▸ **YOUR GOAL**
Return every line of the data below that includes the string "this".

+ + + +

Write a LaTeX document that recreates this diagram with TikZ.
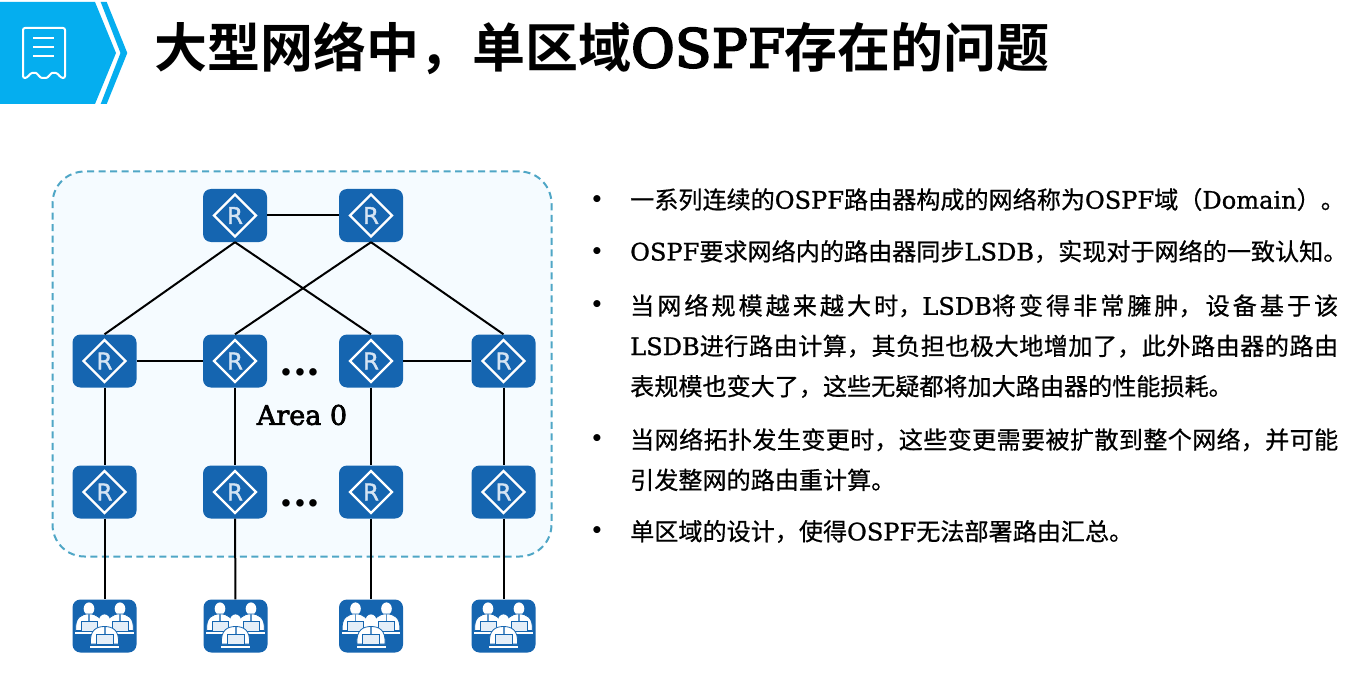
\documentclass[tikz,border=0pt]{standalone}
\usepackage{fontspec}
\setmainfont{DejaVu Serif}
\newfontfamily\cjk[FakeBold=0.6]{Noto Sans CJK SC}
\newfontfamily\cjkb{Noto Sans CJK SC Bold}
\newfontfamily\ltn[FakeBold=1]{DejaVu Serif}
\newfontfamily\ltnt[FakeBold=4,LetterSpace=1]{DejaVu Serif}
\newfontfamily\ltna[FakeBold=2.5]{DejaVu Serif}
\newfontfamily\ltnb{DejaVu Serif Bold}
\newfontfamily\sansf[FakeBold=1.5]{DejaVu Sans}
\definecolor{hwblue}{HTML}{1565B0}
\definecolor{cyanb}{HTML}{05AEEF}
\definecolor{areafill}{HTML}{F5FBFF}
\definecolor{areadash}{HTML}{4FA6C6}
\definecolor{lapcol}{HTML}{E4EEF8}
\definecolor{rcol}{HTML}{D5E4F3}
\newcommand{\La}[1]{{\ltn #1}}
\newcommand{\router}[1]{%
  \draw[white,line width=2.4pt] ([shift={(-21,0)}]#1.center) -- ([shift={(0,-21)}]#1.center) -- ([shift={(21,0)}]#1.center) -- ([shift={(0,21)}]#1.center) -- cycle;
  \node[rlabel] at (#1.center) {R};
}
\newcommand{\person}[2]{%
  \begin{scope}[shift={(#1)},scale=#2]
  \fill[white] (0,-14) ellipse (5.6 and 6.6);
  \filldraw[white,draw=hwblue,line width=0.8pt] (-14,9) .. controls (-15,-5) and (-8,-8.5) .. (0,-8.5) .. controls (8,-8.5) and (15,-5) .. (14,9) -- cycle;
  \fill[hwblue!70!white] (-1,-8) -- (1,-8) -- (1,-1) -- (-1,-1) -- cycle;
  \filldraw[lapcol,draw=hwblue,line width=0.7pt] (-8.5,-1) rectangle (8.5,9.5);
  \fill[white] (-14.5,11) rectangle (14.5,13);
  \end{scope}
}
\newcommand{\users}[1]{%
  \person{$(#1.center)+(-15.5,-4)$}{0.95}
  \person{$(#1.center)+(15.5,-4)$}{0.95}
  \person{$(#1.center)+(0,9)$}{1}
}
\usetikzlibrary{calc}
\tikzset{
  x=1pt,y=-1pt,
  devbox/.style={fill=hwblue,rounded corners=8pt,minimum width=64pt,minimum height=53pt,inner sep=0pt,draw=none},
  rlabel/.style={text=rcol,font=\sansf\fontsize{23}{23}\selectfont,inner sep=0pt},
  link/.style={draw=black,line width=2pt},
  bul/.style={anchor=center,inner sep=0pt,font=\ltnb\fontsize{20}{20}\selectfont,text=black},
  para/.style={anchor=north west,inner sep=0pt,text width=708pt,align=justify,text=black,font=\cjk\fontsize{24.1}{40.3}\selectfont},
  oneline/.style={anchor=west,inner sep=0pt,text=black,font=\cjk\fontsize{24.1}{40.3}\selectfont},
  dotsn/.style={inner sep=0pt,font=\ltnb\fontsize{40}{40}\selectfont},
}
\begin{document}
\begin{tikzpicture}
\XeTeXlinebreaklocale "zh"
\XeTeXlinebreakskip=0pt plus 2pt
\useasboundingbox (0,0) rectangle (1365,695);
\fill[white] (0,0) rectangle (1365,695);
% banner
\fill[cyanb] (0,2) -- (95,2) -- (116,53) -- (95,104) -- (0,104) -- cycle;
\fill[cyanb] (100.7,2) -- (106.7,2) -- (127.3,53) -- (106.7,104) -- (100.7,104) -- (120.5,53) -- cycle;
\draw[white,line width=2pt,rounded corners=2pt] (23,28) -- (65,28) -- (65,78) .. controls (60,78) and (58,73) .. (54,73) .. controls (51,73) and (48,78) .. (44,78) .. controls (40,78) and (37,73) .. (34,73) .. controls (30,73) and (28,78) .. (23,78) -- cycle;
\draw[white,line width=2pt] (33,38) -- (54,38) (33,47) -- (54,47) (33,56) -- (54,56);
\node[anchor=west,inner sep=0pt,text=black,font=\fontsize{53}{53}\selectfont] (title) at (154,48)
 {{\cjkb 大型网络中，单区域}{\ltnt OSPF}{\cjkb 存在的问题}};
% area
\node[draw=areadash,fill=areafill,line width=2pt,rounded corners=32pt,minimum width=499pt,minimum height=385pt,inner sep=0pt,dash pattern=on 7pt off 4.5pt] (area) at (302,364) {};
\node[devbox] (a1) at (235,215.5) {};
\node[devbox] (a2) at (371,215.5) {};
\node[devbox] (b1) at (104.5,361) {};
\node[devbox] (b2) at (235,361) {};
\node[devbox] (b3) at (371,361) {};
\node[devbox] (b4) at (503.5,361) {};
\node[devbox] (c1) at (104.5,492) {};
\node[devbox] (c2) at (235,492) {};
\node[devbox] (c3) at (371,492) {};
\node[devbox] (c4) at (503.5,492) {};
\node[devbox] (d1) at (104.5,626) {};
\node[devbox] (d2) at (235.5,626) {};
\node[devbox] (d3) at (371,626) {};
\node[devbox] (d4) at (503.5,626) {};
\draw[link] (a1) -- (a2);
\draw[link] (a1.south) -- (b1.north);
\draw[link] (a1.south) -- (b3.north);
\draw[link] (a2.south) -- (b2.north);
\draw[link] (a2.south) -- (b4.north);
\draw[link] (b1) -- (b2);
\draw[link] (b3) -- (b4);
\foreach \i in {1,2,3,4}{
  \draw[link] (b\i) -- (c\i);
  \draw[link] (c\i) -- (d\i);
}
\foreach \n in {a1,a2,b1,b2,b3,b4,c1,c2,c3,c4}{\router{\n}}
\foreach \n in {d1,d2,d3,d4}{\users{\n}}
\node[dotsn] (dotsa) at (300,372) {...};
\node[dotsn] (dotsb) at (300,503) {...};
\node[inner sep=0pt,font=\ltna\fontsize{27}{27}\selectfont] (areat) at (302,415) {Area 0};
% text
\node[bul] (b1t) at (597,201) {•};
\node[bul] (b2t) at (597,253) {•};
\node[bul] (b3t) at (597,306) {•};
\node[bul] (b4t) at (597,440) {•};
\node[bul] (b5t) at (597,532) {•};
\node[oneline] (p1) at (630,199.5) {一系列连续的\La{OSPF}路由器构成的网络称为\La{OSPF}域（\La{Domain}）。};
\node[oneline] (p2) at (630,251.5) {\La{OSPF}要求网络内的路由器同步\La{LSDB}，实现对于网络的一致认知。};
\node[para] (p3) at (630,294) {当网络规模越来越大时，\La{LSDB}将变得非常臃肿，设备基于该\linebreak \La{LSDB}进行路由计算，其负担也极大地增加了，此外路由器的路由\linebreak 表规模也变大了，这些无疑都将加大路由器的性能损耗。};
\node[para] (p4) at (630,428) {当网络拓扑发生变更时，这些变更需要被扩散到整个网络，并可能\linebreak 引发整网的路由重计算。};
\node[oneline] (p5) at (630,531.5) {单区域的设计，使得\La{OSPF}无法部署路由汇总。};
\end{tikzpicture}
\end{document}
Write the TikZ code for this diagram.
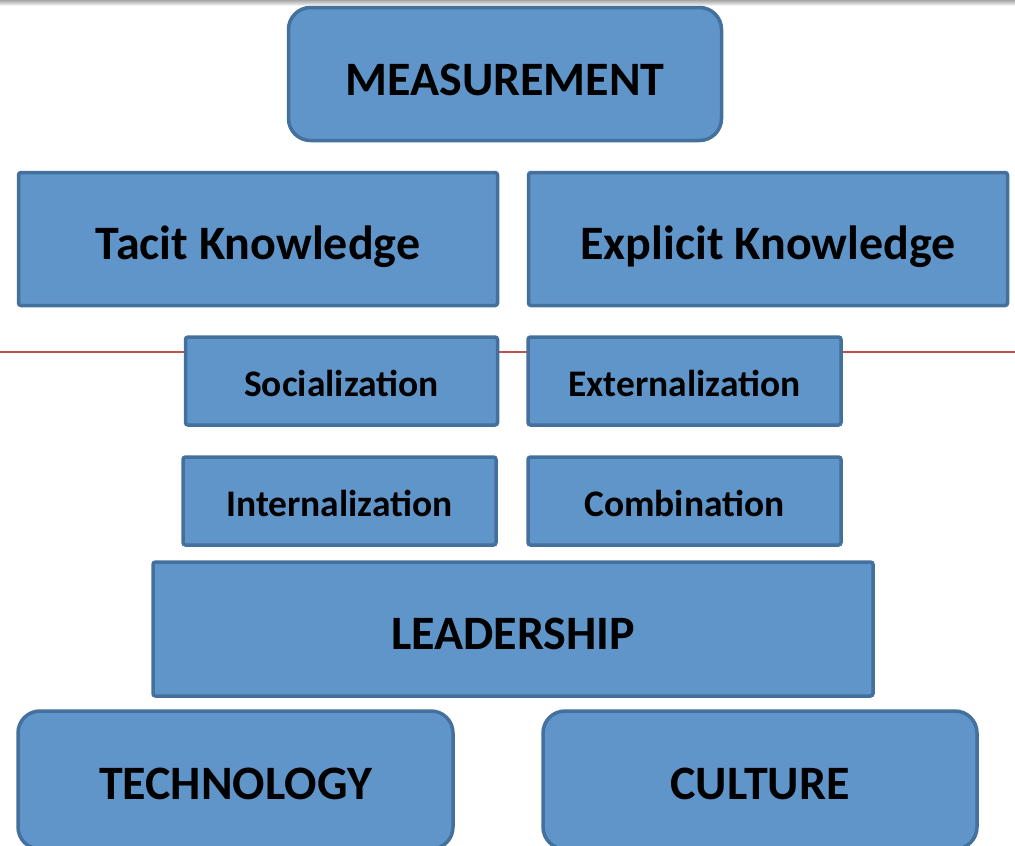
\documentclass[tikz,border=0pt]{standalone}
\usepackage{fontspec}
\setmainfont{Carlito}
\definecolor{boxfill}{HTML}{6095C9}
\definecolor{boxline}{HTML}{44709D}
\definecolor{redline}{HTML}{C0504D}
\tikzset{
  kbox/.style={draw=boxline, fill=boxfill, line width=3.5pt, rounded corners=2.5pt,
    inner sep=0pt, text=black, text depth=0pt},
  rbox/.style={kbox, rounded corners=22pt},
  bigtext/.style={font=\fontsize{48}{54}\selectfont\bfseries, text height=30.7pt},
  smalltext/.style={font=\fontsize{37.5}{42}\selectfont\bfseries, text height=24pt},
}
\begin{document}
\begin{tikzpicture}[x=1pt,y=-1pt]
\useasboundingbox (0,0) rectangle (1015,846);
\begin{scope}
\clip (0,0) rectangle (1015,846);
\shade[top color=black!35, bottom color=white] (0,0) rectangle (1015,6);
\coordinate (rl) at (0,352);
\coordinate (rr) at (1015,352);
\draw[redline, line width=1.3pt] (rl) -- (rr);
\node[rbox, bigtext, minimum width=433pt, minimum height=133pt] (meas) at (505,74)
  {\raisebox{-6pt}{MEASUREMENT}};
\node[kbox, bigtext, minimum width=479pt, minimum height=133pt] (tacit) at (258,239)
  {\raisebox{-5pt}{Tacit Knowledge}};
\node[kbox, bigtext, minimum width=479pt, minimum height=133pt] (expl) at (768,239)
  {\raisebox{-5pt}{Explicit Knowledge}};
\node[kbox, smalltext, minimum width=312pt, minimum height=88pt] (soc) at (341.5,381)
  {\raisebox{-3.5pt}{Socialization}};
\node[kbox, smalltext, minimum width=313pt, minimum height=88pt] (ext) at (684.5,381)
  {\raisebox{-3.5pt}{Externalization}};
\node[kbox, smalltext, minimum width=313pt, minimum height=88pt] (int) at (339.5,501)
  {\raisebox{-3.5pt}{Internalization}};
\node[kbox, smalltext, minimum width=313pt, minimum height=88pt] (comb) at (684.5,501)
  {\raisebox{-3.5pt}{Combination}};
\node[kbox, bigtext, minimum width=720pt, minimum height=134pt] (lead) at (513,629)
  {\raisebox{-5pt}{LEADERSHIP}};
\node[rbox, bigtext, minimum width=435pt, minimum height=138pt] (tech) at (235.5,780)
  {\raisebox{-4pt}{TECHNOLOGY}};
\node[rbox, bigtext, minimum width=434pt, minimum height=138pt] (cult) at (760,780)
  {\raisebox{-4pt}{CULTURE}};
\end{scope}
\end{tikzpicture}
\end{document}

+ + + +

▸ **TASK RESPONSE**
Write a LaTeX document that recreates this diagram with TikZ.
Write the TikZ code for this diagram.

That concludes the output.